こうしたやり取りからは、近い将来の我々を見るようだ。それだけではない。詳しくは本書をお読みいただきたいが、シークレットサービス(要人警護担当者)の不備などを始め、ケネディ暗殺についての事件情報に、今回の事件との類似点を見出す人もいるのではないかと思う。
だからこそ気を付けなければならないのは、憶測に憶測を重ねた陰謀論の発生と発展だろう。ケネディ暗殺事件の陰謀論は、50年以上たった今も絶え間なく語り継がれ、新たな要素を加えながら日々「進化・深化」してしまっている。
ケネディ暗殺に関する機密文書は数百もあるというが、その公開を〈国家安全保障上「不可逆的な害を及ぼす可能性がある」という理由で、トランプ大統領が‐―ぎりぎりになってから――見送った〉ことも、陰謀論の「進化・深化」を後押ししている。
これまた、我々は「我が身を振り返らなければならない」だろう。すでにさまざまな、無関係な点と点を勝手に線で結び、「事件の真相」に迫ろうという「解説」が、ネットを中心に飛び交っている。
そうした人々はおそらく安倍総理のため、あるいは国のため、市民のためにやっている「つもり」なのだろうが、実際には人々の認知を撹乱するだけの結果しか生まない。
騒擾の時こそ、危機が訪れる
2022年6月3日にこの連載で紹介した木下健、オフェル・フェルドマン『政治家のレトリック』(勁草書房)に、こんな趣旨の一文があった。

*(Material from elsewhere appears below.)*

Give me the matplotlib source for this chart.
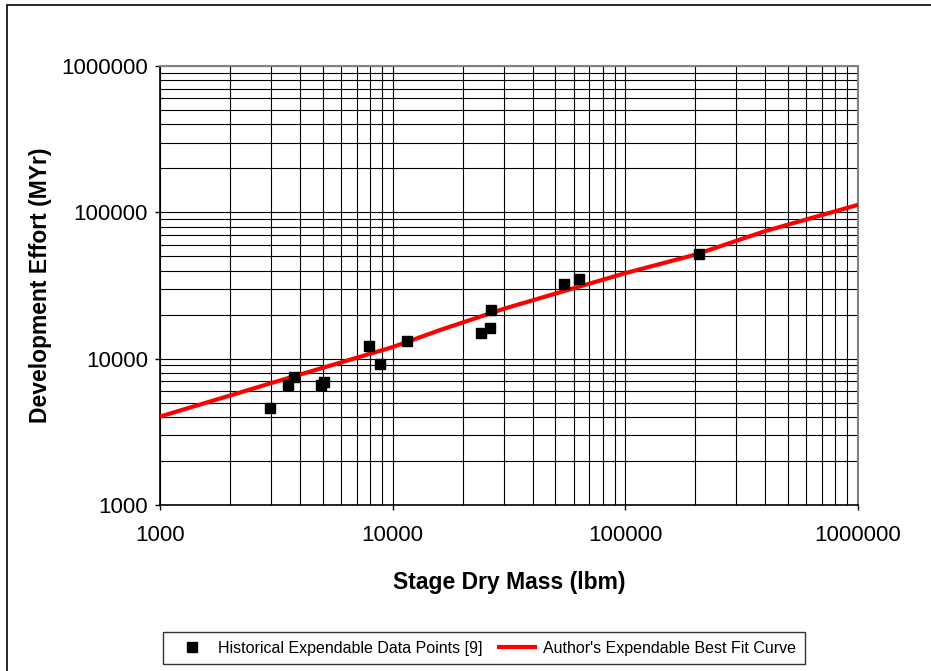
import matplotlib.pyplot as plt
from matplotlib.patches import Rectangle
from matplotlib.ticker import LogLocator, FixedLocator, NullFormatter

plt.rcParams['font.family'] = ['Liberation Sans', 'DejaVu Sans']

# historical data points (stage dry mass lbm, development effort MYr)
mass = [2960, 3540, 3750, 4900, 5090, 7940, 8850, 11560, 23970, 26200, 26500, 54400, 63100, 208000]
effort = [4600, 6600, 7500, 6600, 6900, 12200, 9200, 13200, 15000, 16200, 21500, 32400, 35100, 52000]

# best fit curve
fit_mass = [1000, 3000, 10000, 16000, 30000, 60000, 100000, 200000, 400000, 1000000]
fit_effort = [4020, 6800, 12000, 15700, 21900, 30300, 38400, 51400, 74500, 112500]

tick_labels = ['1000', '10000', '100000', '1000000']

fig = plt.figure(figsize=(9.31, 6.71), dpi=100)
ax = fig.add_axes([160 / 931, 1 - 505 / 671, 698 / 931, 439 / 671])

pts, = ax.plot(mass, effort, linestyle='none', marker='s', markersize=7.3, color='black',
               label='Historical Expendable Data Points [9]', zorder=4)
fit, = ax.plot(fit_mass, fit_effort, color='#ff0000', lw=3, solid_capstyle='butt',
               label="Author's Expendable Best Fit Curve", zorder=3)

ax.set_xscale('log')
ax.set_yscale('log')
ax.set_xlim(1000, 1000000)
ax.set_ylim(1000, 1000000)
ticks = [float(t) for t in tick_labels]
ax.xaxis.set_major_locator(FixedLocator(ticks))
ax.yaxis.set_major_locator(FixedLocator(ticks))
ax.xaxis.set_minor_locator(LogLocator(base=10, subs=range(2, 10)))
ax.yaxis.set_minor_locator(LogLocator(base=10, subs=range(2, 10)))
ax.xaxis.set_minor_formatter(NullFormatter())
ax.yaxis.set_minor_formatter(NullFormatter())
ax.set_xticklabels(tick_labels)
ax.set_yticklabels(tick_labels)
ax.tick_params(which='major', direction='out', length=3.6, width=1, labelsize=16)
ax.tick_params(axis='x', pad=11)
ax.tick_params(axis='y', pad=5)
ax.tick_params(which='minor', length=0)
ax.grid(True, which='both', color='black', lw=0.8)

for side in ['top', 'right']:
    ax.spines[side].set_color('#808080')
    ax.spines[side].set_linewidth(1.5)
for side in ['left', 'bottom']:
    ax.spines[side].set_linewidth(1.2)

ax.set_xlabel('Stage Dry Mass (lbm)', fontsize=16.5, fontweight='bold', labelpad=18)
ax.set_ylabel('Development Effort (MYr)', fontsize=16.5, fontweight='bold', labelpad=7)

leg = fig.legend([pts, fit], [pts.get_label(), fit.get_label()], loc='center',
                 bbox_to_anchor=(484 / 931, 1 - 648 / 671), ncol=2,
                 fontsize=11.5, frameon=True, fancybox=False, edgecolor='black',
                 handlelength=2.5, columnspacing=0.9, handletextpad=0.4, borderpad=0.55)
leg.get_frame().set_linewidth(1)

# outer chart border
fig.patches.append(Rectangle((7 / 931, -0.1), 1.2, 1 - 5 / 671 + 0.1, transform=fig.transFigure,
                             fill=False, edgecolor='black', lw=1.2))

fig.savefig('out.png', dpi=100)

イスラエル右翼指導者たちが、パレスチナと和平を結ぼうとしたラビン首相を「ナチス」呼ばわりしたことで、右翼によるラビンの暗殺が可能になった。
つまり、「ナチス」や「ヒトラー」とされたものは、時と場合によっては「亡き者にされてしかるべき存在」とみなされてもおかしくない、ということを意味している。
筆者はこれをツイッターで引用し、〈日本でも政敵を安易に「ナチス」「ヒトラー」になぞらえる人がいるが気を付けないと〉と記載した。
今回の事件は今のところ、犯人の供述から「宗教関係のうらみであり、政治思想による犯行ではない」とみられている。だが、犯人が本心を語っているかも、また客観的に検証可能な動機が明確な形で公開されるかも、今の時点ではわからない。
「反安倍の風潮が、事件を引き起こしたのだ」と断言し、糾弾するつもりは一切ないし、それを言うなら、いわゆる保守側も、政敵を「ヒトラー呼ばわり」してきたのは事実だ。
だが、それでも世の中には「(それが事実か否かは問わず)悪魔のようなやつ、とみなしたものなら命を狙われても仕方がない」と思い込む人もいる、という大前提は、やはり知っておくべきだろう。
それどころか、無差別殺人犯ともなれば、何の思想もなく、ただ「人生がうまくいかず、自分が刑務所に入りたかった」だけ、「相手がただ狙いやすかった」だけで無関係の人が襲われてしまう。どうしたらそうした事件を防げるのか、治安だけでなく考えなければならないことは多い。
前代未聞の騒擾、こうした時こそ、内外からの影響力工作が効きやすくなる。特に国防、外からの脅威に備えてきた安倍元首相の死によって、よもや日本の情報環境が内外からの悪質な影響を受けることは、なんとしても避けなければならない。
「戦いの場」で倒れた安倍元総理
本書の目次を見ながら、「次にこうした本が出る時には、安倍さんも名を連ねるのか……」と思うと、とてつもない、途方もない気分に襲われる。こんな形で「歴史」に名を連ねるなんて、多くの国民も、もちろんご本人も望んではいなかった。
しかし一方で「政治家は畳の上では死ねない」と言われてきたのも事実だ。
妻の昭恵さんは「選挙の時の主人はすごい。猛烈な勢いで、移動中の車内で200件も300件も『安倍晋三です、誰々さんに一票、お願いします』と電話をかけまくる」と仰っていた。選挙は戦いでもある。安倍元首相はそんな戦いのさなかに、凶弾に倒れたことになる。
こうした「要人暗殺」の視点でとらえる一方で、もう一つ大事なことがある。安倍元首相は要人であるのはもちろんだが、その前に一人の日本人でもあった。その命が奪われたことを、まずは重く受け止めたい。